----- TASK INPUT

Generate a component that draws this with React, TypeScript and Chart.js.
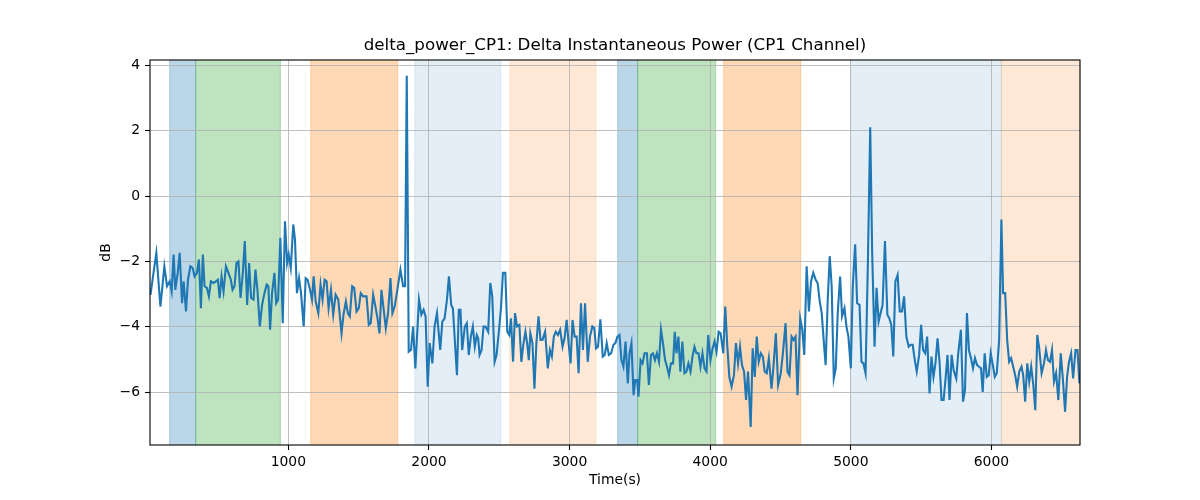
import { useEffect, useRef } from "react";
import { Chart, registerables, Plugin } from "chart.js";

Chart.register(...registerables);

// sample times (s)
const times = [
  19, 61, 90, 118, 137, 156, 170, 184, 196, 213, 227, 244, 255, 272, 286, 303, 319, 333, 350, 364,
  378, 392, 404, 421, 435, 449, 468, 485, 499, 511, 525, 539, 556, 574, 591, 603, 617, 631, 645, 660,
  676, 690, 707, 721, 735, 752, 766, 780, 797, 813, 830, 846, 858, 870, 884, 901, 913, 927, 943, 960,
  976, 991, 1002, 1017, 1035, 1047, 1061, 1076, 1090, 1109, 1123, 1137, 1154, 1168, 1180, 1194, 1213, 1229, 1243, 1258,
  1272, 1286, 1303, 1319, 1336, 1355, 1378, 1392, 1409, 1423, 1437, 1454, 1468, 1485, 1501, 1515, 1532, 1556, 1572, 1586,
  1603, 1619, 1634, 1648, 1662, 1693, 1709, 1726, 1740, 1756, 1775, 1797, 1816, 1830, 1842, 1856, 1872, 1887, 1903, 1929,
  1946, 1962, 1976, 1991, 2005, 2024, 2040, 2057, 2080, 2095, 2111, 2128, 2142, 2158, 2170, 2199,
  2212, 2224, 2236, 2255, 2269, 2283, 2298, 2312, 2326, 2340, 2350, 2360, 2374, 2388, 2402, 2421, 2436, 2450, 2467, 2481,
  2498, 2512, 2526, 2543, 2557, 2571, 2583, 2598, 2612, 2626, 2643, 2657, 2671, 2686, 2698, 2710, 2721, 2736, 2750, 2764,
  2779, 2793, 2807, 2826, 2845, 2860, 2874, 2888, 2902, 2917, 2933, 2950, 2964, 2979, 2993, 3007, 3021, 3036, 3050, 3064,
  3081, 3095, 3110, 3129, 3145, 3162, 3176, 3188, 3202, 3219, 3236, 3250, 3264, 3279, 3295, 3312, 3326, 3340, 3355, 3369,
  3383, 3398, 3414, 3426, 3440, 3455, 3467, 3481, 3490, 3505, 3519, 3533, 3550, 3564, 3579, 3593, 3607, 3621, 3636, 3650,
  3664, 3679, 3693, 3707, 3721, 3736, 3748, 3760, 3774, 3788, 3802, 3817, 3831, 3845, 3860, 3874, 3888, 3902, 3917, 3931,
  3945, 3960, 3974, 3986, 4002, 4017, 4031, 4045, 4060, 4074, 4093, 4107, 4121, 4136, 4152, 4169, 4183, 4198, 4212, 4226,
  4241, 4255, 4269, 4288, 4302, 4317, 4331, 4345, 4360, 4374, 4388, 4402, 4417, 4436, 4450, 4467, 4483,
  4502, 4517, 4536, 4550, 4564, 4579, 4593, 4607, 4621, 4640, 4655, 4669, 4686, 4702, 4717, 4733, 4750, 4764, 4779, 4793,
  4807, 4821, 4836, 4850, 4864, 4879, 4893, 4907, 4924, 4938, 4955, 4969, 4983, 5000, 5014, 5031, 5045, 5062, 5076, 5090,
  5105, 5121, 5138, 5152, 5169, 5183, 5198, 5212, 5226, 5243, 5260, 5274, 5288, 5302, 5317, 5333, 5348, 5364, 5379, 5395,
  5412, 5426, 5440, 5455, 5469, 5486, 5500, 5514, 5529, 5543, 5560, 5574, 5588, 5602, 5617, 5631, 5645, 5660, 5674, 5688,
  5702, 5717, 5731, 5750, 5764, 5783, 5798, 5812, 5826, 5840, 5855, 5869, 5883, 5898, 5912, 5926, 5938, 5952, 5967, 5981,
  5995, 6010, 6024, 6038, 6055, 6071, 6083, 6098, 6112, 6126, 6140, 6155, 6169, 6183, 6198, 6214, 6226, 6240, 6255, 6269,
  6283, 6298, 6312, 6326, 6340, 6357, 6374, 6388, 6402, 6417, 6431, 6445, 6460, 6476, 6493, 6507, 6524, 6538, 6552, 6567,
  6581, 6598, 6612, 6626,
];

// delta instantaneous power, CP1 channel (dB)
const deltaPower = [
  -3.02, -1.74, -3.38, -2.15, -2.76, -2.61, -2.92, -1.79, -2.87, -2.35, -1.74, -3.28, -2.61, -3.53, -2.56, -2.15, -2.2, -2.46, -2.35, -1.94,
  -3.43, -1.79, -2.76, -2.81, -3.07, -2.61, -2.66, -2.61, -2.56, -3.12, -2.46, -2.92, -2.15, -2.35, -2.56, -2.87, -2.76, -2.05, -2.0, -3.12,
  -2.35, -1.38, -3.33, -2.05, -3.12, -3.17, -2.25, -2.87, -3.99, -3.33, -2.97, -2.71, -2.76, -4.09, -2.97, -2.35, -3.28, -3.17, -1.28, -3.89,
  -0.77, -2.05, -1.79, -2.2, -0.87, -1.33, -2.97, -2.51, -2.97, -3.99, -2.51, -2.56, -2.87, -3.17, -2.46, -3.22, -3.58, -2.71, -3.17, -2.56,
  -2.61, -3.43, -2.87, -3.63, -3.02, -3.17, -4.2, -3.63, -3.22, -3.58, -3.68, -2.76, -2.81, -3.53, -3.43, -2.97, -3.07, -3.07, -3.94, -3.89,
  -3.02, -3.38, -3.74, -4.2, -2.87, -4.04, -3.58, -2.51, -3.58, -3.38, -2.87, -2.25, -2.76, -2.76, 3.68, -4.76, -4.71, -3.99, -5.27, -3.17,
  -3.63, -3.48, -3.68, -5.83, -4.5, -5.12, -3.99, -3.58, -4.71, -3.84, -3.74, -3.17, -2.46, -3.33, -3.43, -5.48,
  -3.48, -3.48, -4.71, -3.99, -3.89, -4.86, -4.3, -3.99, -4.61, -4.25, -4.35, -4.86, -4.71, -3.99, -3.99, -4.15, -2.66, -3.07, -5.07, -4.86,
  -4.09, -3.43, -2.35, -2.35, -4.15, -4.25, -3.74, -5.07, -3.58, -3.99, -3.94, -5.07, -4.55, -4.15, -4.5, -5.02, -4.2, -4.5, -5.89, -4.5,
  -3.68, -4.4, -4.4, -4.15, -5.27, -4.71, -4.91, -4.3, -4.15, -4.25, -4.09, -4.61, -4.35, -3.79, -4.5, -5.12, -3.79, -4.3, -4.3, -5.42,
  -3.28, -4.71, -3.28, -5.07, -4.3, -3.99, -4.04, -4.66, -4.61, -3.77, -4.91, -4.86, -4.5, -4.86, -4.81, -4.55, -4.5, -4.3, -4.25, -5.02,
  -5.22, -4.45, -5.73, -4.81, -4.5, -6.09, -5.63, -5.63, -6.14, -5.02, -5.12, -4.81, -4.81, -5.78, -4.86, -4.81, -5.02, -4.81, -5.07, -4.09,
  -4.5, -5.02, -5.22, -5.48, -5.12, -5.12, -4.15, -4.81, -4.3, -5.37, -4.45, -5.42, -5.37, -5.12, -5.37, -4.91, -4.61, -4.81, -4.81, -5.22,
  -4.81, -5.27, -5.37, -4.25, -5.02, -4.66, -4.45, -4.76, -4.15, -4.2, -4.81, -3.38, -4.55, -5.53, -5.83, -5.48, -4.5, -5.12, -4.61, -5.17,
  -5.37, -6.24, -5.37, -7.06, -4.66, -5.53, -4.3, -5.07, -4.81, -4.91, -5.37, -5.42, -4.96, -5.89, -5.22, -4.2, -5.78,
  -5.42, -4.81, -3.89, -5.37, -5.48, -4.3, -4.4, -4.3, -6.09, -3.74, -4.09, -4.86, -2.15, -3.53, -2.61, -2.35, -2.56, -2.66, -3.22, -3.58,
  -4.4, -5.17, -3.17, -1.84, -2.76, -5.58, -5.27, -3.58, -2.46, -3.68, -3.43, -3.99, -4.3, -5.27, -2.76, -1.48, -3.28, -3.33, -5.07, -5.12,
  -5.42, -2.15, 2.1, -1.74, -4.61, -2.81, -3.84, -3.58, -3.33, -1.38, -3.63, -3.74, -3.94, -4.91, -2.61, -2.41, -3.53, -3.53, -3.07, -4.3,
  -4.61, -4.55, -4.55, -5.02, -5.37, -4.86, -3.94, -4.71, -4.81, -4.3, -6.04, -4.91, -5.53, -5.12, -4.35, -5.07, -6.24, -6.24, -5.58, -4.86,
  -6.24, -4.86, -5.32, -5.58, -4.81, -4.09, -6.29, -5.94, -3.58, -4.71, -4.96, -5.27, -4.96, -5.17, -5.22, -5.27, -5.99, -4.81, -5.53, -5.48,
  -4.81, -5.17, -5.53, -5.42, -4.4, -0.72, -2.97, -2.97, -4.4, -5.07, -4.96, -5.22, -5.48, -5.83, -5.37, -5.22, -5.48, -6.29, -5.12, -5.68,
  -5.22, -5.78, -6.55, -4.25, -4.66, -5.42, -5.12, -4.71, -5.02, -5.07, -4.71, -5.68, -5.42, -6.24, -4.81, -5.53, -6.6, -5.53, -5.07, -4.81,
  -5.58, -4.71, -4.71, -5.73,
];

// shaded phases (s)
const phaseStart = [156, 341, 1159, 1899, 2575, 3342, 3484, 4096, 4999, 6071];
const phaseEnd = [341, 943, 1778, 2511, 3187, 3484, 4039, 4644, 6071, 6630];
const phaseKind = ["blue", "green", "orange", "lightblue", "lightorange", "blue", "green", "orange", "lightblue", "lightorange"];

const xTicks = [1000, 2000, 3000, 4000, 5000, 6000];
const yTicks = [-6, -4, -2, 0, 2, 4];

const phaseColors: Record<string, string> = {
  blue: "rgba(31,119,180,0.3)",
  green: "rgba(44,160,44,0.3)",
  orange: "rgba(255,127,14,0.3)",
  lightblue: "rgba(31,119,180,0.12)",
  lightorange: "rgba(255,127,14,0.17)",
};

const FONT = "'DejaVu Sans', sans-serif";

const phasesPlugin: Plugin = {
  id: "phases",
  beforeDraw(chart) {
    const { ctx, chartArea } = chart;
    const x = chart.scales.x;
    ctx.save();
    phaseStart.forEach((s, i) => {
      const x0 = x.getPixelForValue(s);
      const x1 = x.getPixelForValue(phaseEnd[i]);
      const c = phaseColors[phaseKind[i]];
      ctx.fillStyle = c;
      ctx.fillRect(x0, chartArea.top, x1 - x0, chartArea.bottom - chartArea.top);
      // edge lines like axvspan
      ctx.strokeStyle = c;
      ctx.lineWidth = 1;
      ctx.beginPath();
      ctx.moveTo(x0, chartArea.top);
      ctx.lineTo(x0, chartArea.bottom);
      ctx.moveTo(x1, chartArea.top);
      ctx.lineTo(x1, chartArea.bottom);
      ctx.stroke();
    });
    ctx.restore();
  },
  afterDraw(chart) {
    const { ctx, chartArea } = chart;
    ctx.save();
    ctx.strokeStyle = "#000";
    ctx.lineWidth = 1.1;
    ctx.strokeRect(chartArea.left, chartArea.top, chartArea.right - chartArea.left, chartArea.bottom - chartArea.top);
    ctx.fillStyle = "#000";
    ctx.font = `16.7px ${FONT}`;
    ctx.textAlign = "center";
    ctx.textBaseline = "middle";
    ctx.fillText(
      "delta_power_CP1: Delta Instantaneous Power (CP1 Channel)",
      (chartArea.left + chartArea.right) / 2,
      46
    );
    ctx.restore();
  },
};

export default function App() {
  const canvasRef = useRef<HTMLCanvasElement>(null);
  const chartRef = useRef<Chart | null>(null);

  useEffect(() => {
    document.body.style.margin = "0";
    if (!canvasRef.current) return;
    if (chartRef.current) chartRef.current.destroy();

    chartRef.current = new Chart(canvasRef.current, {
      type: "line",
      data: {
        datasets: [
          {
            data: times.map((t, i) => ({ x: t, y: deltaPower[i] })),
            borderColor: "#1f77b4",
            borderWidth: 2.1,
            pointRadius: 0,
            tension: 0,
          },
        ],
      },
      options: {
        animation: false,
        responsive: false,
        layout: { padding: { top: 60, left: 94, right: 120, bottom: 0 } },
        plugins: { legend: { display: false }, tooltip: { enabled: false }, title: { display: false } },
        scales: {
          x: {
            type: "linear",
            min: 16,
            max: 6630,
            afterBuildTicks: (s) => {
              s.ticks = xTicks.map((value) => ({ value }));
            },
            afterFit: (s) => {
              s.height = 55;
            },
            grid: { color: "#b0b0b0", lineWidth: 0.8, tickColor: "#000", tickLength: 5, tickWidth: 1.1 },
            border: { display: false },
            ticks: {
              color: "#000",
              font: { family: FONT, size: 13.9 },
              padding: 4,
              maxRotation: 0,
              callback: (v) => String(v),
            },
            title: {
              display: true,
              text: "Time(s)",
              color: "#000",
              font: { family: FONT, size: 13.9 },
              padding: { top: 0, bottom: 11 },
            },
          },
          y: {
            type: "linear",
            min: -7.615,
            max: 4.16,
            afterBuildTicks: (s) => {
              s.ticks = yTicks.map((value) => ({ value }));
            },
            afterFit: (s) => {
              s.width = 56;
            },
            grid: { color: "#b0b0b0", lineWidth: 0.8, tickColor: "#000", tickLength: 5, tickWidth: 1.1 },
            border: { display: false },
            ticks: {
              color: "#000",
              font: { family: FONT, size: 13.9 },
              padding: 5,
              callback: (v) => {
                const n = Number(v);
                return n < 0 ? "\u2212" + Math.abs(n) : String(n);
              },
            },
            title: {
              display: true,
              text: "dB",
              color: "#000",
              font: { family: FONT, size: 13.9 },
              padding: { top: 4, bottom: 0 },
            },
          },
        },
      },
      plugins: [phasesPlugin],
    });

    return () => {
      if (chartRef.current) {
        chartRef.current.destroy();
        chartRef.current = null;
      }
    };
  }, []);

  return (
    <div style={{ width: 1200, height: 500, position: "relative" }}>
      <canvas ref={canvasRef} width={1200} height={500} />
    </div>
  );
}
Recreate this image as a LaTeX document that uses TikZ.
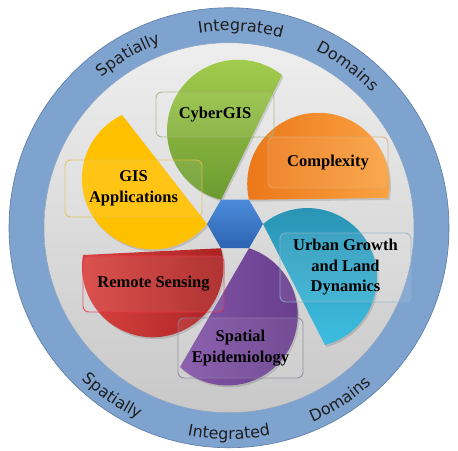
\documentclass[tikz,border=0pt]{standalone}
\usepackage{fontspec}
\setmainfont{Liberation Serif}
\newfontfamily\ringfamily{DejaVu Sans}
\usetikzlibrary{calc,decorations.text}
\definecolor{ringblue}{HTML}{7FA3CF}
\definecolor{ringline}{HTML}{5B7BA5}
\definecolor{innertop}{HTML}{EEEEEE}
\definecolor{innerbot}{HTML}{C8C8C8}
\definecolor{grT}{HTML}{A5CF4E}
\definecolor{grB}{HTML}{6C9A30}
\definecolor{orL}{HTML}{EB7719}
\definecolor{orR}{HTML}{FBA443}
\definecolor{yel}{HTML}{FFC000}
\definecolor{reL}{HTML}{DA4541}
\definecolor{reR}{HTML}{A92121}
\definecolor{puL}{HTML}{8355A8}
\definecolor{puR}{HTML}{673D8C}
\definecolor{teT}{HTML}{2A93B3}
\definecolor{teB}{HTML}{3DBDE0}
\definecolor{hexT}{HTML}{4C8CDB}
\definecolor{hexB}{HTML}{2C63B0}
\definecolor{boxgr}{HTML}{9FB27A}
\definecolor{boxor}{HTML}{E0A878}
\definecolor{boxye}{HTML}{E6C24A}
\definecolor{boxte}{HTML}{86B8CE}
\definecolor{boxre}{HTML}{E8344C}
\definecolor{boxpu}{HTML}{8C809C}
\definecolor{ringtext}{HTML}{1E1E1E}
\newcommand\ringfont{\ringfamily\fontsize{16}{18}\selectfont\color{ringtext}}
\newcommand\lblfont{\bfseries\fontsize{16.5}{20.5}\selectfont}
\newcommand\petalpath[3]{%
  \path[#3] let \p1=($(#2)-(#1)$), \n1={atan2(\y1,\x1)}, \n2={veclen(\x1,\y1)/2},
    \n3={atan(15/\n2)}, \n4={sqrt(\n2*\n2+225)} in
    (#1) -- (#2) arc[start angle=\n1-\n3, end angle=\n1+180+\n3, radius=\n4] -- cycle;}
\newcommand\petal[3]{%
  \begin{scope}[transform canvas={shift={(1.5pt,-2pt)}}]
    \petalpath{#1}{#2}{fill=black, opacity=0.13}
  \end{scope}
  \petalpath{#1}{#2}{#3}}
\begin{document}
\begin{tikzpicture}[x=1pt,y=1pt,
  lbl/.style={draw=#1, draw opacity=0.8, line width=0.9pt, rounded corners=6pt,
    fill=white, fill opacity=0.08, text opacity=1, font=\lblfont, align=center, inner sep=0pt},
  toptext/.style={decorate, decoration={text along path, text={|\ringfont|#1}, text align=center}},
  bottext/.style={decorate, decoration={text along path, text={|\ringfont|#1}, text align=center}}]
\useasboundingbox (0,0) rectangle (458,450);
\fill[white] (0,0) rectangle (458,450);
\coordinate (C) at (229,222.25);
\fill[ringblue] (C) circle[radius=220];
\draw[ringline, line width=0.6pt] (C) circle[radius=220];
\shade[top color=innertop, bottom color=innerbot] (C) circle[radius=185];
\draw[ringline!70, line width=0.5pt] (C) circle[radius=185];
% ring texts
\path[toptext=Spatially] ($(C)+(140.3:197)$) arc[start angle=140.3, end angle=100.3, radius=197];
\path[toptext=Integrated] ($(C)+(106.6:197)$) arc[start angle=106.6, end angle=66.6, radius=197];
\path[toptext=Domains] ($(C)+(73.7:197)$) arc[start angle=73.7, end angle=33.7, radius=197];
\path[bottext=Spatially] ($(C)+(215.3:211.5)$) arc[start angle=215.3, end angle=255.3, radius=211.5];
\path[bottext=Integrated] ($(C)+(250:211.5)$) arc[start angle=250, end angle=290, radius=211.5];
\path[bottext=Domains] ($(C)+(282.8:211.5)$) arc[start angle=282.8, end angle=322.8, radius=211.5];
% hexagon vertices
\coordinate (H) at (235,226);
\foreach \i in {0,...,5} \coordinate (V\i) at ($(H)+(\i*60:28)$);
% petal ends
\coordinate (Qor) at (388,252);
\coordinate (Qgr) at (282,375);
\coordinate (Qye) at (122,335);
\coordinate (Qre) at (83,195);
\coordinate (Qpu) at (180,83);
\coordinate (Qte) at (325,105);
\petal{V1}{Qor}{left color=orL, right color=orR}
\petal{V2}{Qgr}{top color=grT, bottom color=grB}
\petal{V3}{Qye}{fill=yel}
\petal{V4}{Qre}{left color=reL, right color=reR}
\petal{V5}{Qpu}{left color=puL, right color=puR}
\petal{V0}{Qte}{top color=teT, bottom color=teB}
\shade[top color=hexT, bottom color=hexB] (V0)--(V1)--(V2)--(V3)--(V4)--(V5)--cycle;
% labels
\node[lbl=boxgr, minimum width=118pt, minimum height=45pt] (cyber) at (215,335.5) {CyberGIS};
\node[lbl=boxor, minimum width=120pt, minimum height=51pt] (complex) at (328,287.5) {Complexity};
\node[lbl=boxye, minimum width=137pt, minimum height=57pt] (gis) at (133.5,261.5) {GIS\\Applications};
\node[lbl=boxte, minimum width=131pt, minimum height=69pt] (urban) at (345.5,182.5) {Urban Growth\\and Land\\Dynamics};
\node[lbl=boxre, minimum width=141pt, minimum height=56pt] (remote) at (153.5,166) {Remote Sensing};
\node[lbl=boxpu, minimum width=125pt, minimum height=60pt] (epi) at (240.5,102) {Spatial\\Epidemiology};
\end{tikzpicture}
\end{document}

----------

*WHAT TO PRODUCE*
Restate word for word every line from the top of the entries above to the line with "Chart.register(...registerables);", inclusive, and skip any pictures.

*SOLUTION TO THE PROBLEM*
Generate a component that draws this with React, TypeScript and Chart.js.
import { useEffect, useRef } from "react";
import { Chart, registerables, Plugin } from "chart.js";

Chart.register(...registerables);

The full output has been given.